Short problem:
Set down all of the data that follows word for word, without the images.

Given data:
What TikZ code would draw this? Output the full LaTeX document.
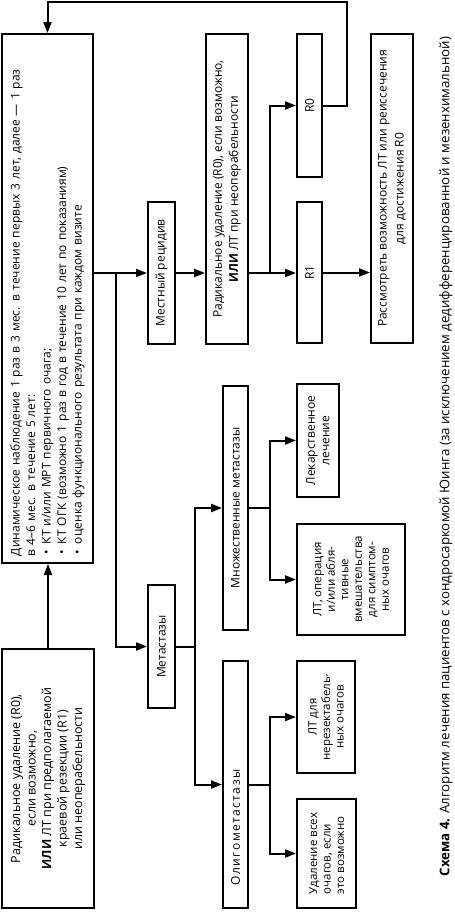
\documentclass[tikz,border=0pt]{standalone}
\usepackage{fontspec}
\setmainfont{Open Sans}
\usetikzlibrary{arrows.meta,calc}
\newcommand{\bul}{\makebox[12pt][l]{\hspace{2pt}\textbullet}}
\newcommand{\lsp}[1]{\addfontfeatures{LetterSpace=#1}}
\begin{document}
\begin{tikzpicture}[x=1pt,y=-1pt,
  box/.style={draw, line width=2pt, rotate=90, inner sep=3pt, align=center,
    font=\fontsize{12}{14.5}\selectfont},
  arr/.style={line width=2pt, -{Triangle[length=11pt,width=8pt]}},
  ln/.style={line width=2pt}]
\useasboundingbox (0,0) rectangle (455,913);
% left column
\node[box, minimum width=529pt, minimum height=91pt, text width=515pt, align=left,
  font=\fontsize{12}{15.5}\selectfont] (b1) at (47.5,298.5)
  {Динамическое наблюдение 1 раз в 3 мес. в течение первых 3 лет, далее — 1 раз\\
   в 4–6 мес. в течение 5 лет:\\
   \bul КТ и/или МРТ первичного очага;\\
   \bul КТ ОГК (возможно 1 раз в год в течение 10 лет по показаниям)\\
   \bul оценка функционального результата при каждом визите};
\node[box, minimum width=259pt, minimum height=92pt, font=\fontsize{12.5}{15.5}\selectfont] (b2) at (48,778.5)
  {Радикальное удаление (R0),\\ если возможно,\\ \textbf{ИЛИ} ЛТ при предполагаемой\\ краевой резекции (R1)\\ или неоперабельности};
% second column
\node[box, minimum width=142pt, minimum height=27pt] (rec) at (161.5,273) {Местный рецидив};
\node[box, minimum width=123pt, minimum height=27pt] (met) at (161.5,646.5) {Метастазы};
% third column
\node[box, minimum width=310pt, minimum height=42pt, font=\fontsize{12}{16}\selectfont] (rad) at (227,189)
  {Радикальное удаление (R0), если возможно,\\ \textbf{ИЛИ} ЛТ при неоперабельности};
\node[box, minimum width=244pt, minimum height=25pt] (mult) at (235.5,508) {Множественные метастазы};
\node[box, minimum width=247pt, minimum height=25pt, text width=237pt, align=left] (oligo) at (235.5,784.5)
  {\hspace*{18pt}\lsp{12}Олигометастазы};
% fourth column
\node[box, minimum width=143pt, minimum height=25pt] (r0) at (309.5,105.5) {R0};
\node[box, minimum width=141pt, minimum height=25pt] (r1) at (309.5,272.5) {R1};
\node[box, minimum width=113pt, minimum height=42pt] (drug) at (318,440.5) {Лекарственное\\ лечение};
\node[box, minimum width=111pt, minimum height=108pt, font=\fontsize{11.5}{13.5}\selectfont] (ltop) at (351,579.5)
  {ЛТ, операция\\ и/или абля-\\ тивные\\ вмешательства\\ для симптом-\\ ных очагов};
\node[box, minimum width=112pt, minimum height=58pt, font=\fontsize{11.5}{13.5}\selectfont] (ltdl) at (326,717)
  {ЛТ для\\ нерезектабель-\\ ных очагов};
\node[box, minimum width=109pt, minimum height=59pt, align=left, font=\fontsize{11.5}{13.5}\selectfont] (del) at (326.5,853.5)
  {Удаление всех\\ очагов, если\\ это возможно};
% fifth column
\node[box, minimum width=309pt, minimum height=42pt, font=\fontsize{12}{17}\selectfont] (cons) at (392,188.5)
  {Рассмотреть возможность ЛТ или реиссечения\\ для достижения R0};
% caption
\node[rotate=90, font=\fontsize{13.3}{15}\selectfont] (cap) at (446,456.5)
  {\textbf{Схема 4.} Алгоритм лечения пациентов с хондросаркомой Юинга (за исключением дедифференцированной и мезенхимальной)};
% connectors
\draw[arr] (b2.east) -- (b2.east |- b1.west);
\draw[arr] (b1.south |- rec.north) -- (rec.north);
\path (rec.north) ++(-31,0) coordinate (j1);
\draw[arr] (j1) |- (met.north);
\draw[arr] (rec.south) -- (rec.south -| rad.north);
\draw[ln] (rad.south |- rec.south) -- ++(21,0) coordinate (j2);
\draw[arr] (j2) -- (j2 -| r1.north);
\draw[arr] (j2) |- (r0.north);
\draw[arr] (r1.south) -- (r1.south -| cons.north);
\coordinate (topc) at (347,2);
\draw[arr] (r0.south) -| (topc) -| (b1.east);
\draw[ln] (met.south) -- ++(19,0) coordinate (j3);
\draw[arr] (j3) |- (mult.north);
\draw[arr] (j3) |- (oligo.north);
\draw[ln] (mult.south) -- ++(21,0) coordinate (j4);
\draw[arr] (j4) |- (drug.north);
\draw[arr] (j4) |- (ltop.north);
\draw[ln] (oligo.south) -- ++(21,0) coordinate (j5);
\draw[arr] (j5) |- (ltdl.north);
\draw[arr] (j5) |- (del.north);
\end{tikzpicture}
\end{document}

Result of the exercise:
What TikZ code would draw this? Output the full LaTeX document.
\documentclass[tikz,border=0pt]{standalone}
\usepackage{fontspec}
\setmainfont{Open Sans}
\usetikzlibrary{arrows.meta,calc}
\newcommand{\bul}{\makebox[12pt][l]{\hspace{2pt}\textbullet}}
\newcommand{\lsp}[1]{\addfontfeatures{LetterSpace=#1}}
\begin{document}
\begin{tikzpicture}[x=1pt,y=-1pt,
  box/.style={draw, line width=2pt, rotate=90, inner sep=3pt, align=center,
    font=\fontsize{12}{14.5}\selectfont},
  arr/.style={line width=2pt, -{Triangle[length=11pt,width=8pt]}},
  ln/.style={line width=2pt}]
\useasboundingbox (0,0) rectangle (455,913);
% left column
\node[box, minimum width=529pt, minimum height=91pt, text width=515pt, align=left,
  font=\fontsize{12}{15.5}\selectfont] (b1) at (47.5,298.5)
  {Динамическое наблюдение 1 раз в 3 мес. в течение первых 3 лет, далее — 1 раз\\
   в 4–6 мес. в течение 5 лет:\\
   \bul КТ и/или МРТ первичного очага;\\
   \bul КТ ОГК (возможно 1 раз в год в течение 10 лет по показаниям)\\
   \bul оценка функционального результата при каждом визите};
\node[box, minimum width=259pt, minimum height=92pt, font=\fontsize{12.5}{15.5}\selectfont] (b2) at (48,778.5)
  {Радикальное удаление (R0),\\ если возможно,\\ \textbf{ИЛИ} ЛТ при предполагаемой\\ краевой резекции (R1)\\ или неоперабельности};
% second column
\node[box, minimum width=142pt, minimum height=27pt] (rec) at (161.5,273) {Местный рецидив};
\node[box, minimum width=123pt, minimum height=27pt] (met) at (161.5,646.5) {Метастазы};
% third column
\node[box, minimum width=310pt, minimum height=42pt, font=\fontsize{12}{16}\selectfont] (rad) at (227,189)
  {Радикальное удаление (R0), если возможно,\\ \textbf{ИЛИ} ЛТ при неоперабельности};
\node[box, minimum width=244pt, minimum height=25pt] (mult) at (235.5,508) {Множественные метастазы};
\node[box, minimum width=247pt, minimum height=25pt, text width=237pt, align=left] (oligo) at (235.5,784.5)
  {\hspace*{18pt}\lsp{12}Олигометастазы};
% fourth column
\node[box, minimum width=143pt, minimum height=25pt] (r0) at (309.5,105.5) {R0};
\node[box, minimum width=141pt, minimum height=25pt] (r1) at (309.5,272.5) {R1};
\node[box, minimum width=113pt, minimum height=42pt] (drug) at (318,440.5) {Лекарственное\\ лечение};
\node[box, minimum width=111pt, minimum height=108pt, font=\fontsize{11.5}{13.5}\selectfont] (ltop) at (351,579.5)
  {ЛТ, операция\\ и/или абля-\\ тивные\\ вмешательства\\ для симптом-\\ ных очагов};
\node[box, minimum width=112pt, minimum height=58pt, font=\fontsize{11.5}{13.5}\selectfont] (ltdl) at (326,717)
  {ЛТ для\\ нерезектабель-\\ ных очагов};
\node[box, minimum width=109pt, minimum height=59pt, align=left, font=\fontsize{11.5}{13.5}\selectfont] (del) at (326.5,853.5)
  {Удаление всех\\ очагов, если\\ это возможно};
% fifth column
\node[box, minimum width=309pt, minimum height=42pt, font=\fontsize{12}{17}\selectfont] (cons) at (392,188.5)
  {Рассмотреть возможность ЛТ или реиссечения\\ для достижения R0};
% caption
\node[rotate=90, font=\fontsize{13.3}{15}\selectfont] (cap) at (446,456.5)
  {\textbf{Схема 4.} Алгоритм лечения пациентов с хондросаркомой Юинга (за исключением дедифференцированной и мезенхимальной)};
% connectors
\draw[arr] (b2.east) -- (b2.east |- b1.west);
\draw[arr] (b1.south |- rec.north) -- (rec.north);
\path (rec.north) ++(-31,0) coordinate (j1);
\draw[arr] (j1) |- (met.north);
\draw[arr] (rec.south) -- (rec.south -| rad.north);
\draw[ln] (rad.south |- rec.south) -- ++(21,0) coordinate (j2);
\draw[arr] (j2) -- (j2 -| r1.north);
\draw[arr] (j2) |- (r0.north);
\draw[arr] (r1.south) -- (r1.south -| cons.north);
\coordinate (topc) at (347,2);
\draw[arr] (r0.south) -| (topc) -| (b1.east);
\draw[ln] (met.south) -- ++(19,0) coordinate (j3);
\draw[arr] (j3) |- (mult.north);
\draw[arr] (j3) |- (oligo.north);
\draw[ln] (mult.south) -- ++(21,0) coordinate (j4);
\draw[arr] (j4) |- (drug.north);
\draw[arr] (j4) |- (ltop.north);
\draw[ln] (oligo.south) -- ++(21,0) coordinate (j5);
\draw[arr] (j5) |- (ltdl.north);
\draw[arr] (j5) |- (del.north);
\end{tikzpicture}
\end{document}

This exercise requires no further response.